Identify, in the records below, every line where the string "diagram" appears, and copy each such line.
• • • • •
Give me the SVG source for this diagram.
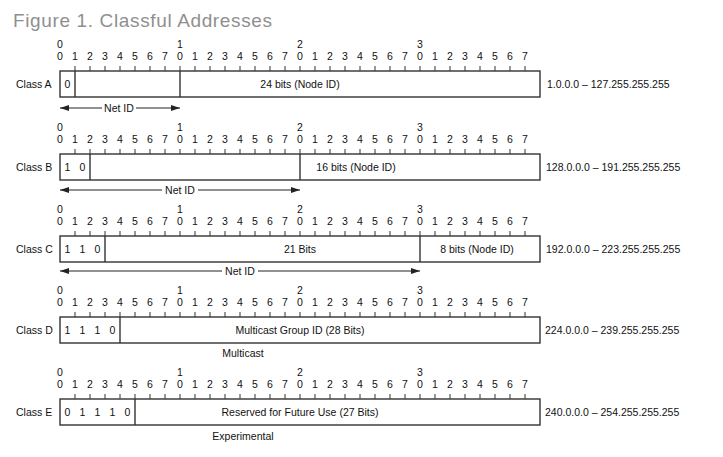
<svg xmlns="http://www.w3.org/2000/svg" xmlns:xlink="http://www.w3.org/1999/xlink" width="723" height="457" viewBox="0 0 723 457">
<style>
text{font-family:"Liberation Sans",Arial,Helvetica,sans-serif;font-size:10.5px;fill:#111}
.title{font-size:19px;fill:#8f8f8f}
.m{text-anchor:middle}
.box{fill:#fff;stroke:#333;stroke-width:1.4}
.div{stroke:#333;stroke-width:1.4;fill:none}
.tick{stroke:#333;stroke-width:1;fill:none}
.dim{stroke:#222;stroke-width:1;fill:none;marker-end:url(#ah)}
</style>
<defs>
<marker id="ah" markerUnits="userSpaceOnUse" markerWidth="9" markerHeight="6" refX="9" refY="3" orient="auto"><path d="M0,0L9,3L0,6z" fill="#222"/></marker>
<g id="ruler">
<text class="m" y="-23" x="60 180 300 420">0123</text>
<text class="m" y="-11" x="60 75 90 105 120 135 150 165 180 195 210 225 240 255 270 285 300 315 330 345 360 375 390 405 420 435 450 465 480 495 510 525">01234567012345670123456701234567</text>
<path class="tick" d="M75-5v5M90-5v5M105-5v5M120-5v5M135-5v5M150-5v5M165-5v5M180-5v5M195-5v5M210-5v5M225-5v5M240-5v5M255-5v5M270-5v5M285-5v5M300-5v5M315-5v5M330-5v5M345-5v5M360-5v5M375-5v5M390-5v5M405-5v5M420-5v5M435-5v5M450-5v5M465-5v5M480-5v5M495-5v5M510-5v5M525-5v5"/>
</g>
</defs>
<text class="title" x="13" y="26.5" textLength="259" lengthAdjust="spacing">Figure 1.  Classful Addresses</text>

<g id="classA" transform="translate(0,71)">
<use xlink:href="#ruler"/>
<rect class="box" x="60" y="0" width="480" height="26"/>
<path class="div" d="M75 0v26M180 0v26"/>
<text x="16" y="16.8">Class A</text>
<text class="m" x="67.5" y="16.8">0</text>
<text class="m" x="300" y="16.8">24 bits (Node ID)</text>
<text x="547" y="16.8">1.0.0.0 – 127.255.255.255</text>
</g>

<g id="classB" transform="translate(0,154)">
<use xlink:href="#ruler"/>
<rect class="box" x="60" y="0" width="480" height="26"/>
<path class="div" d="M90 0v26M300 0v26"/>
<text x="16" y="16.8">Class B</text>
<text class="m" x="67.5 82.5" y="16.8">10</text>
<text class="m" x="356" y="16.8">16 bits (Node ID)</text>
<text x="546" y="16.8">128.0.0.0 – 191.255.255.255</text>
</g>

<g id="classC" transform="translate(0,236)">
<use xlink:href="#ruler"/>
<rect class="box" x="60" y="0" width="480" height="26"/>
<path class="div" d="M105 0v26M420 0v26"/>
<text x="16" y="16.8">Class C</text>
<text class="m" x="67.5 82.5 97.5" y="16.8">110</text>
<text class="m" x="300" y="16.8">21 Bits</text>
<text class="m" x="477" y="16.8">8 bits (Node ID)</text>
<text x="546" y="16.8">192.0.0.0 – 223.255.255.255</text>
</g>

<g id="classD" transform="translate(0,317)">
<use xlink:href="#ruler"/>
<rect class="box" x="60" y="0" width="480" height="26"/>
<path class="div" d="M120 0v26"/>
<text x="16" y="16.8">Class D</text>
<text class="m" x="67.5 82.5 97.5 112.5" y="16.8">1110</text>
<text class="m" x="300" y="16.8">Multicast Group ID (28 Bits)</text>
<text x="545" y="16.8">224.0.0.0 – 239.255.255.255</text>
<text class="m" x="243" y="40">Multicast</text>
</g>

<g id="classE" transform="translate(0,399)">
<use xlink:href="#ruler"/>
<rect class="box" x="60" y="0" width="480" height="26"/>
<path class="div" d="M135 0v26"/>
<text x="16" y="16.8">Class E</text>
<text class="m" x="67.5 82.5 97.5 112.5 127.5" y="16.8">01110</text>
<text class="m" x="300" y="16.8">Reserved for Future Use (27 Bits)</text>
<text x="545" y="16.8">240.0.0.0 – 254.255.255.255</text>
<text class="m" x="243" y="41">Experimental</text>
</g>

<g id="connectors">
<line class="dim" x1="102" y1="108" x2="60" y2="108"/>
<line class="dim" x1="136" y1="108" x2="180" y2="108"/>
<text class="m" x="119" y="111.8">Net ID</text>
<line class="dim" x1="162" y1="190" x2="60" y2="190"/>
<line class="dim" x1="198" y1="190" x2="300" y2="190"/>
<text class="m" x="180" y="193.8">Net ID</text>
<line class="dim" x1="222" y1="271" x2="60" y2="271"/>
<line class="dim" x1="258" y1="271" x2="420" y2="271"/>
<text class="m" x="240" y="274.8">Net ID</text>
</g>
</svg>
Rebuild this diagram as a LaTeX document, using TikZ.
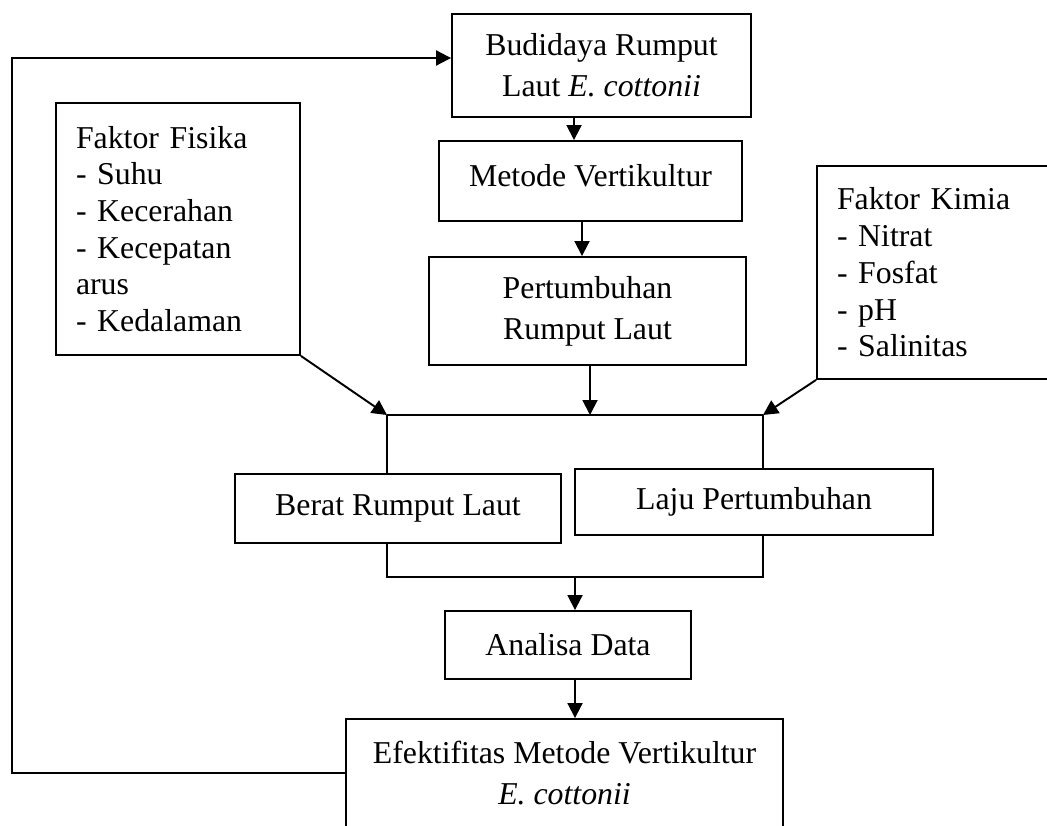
• • • • •
* _Output of the exercise_
Give me the SVG source for this diagram.
Rebuild this diagram as a LaTeX document, using TikZ.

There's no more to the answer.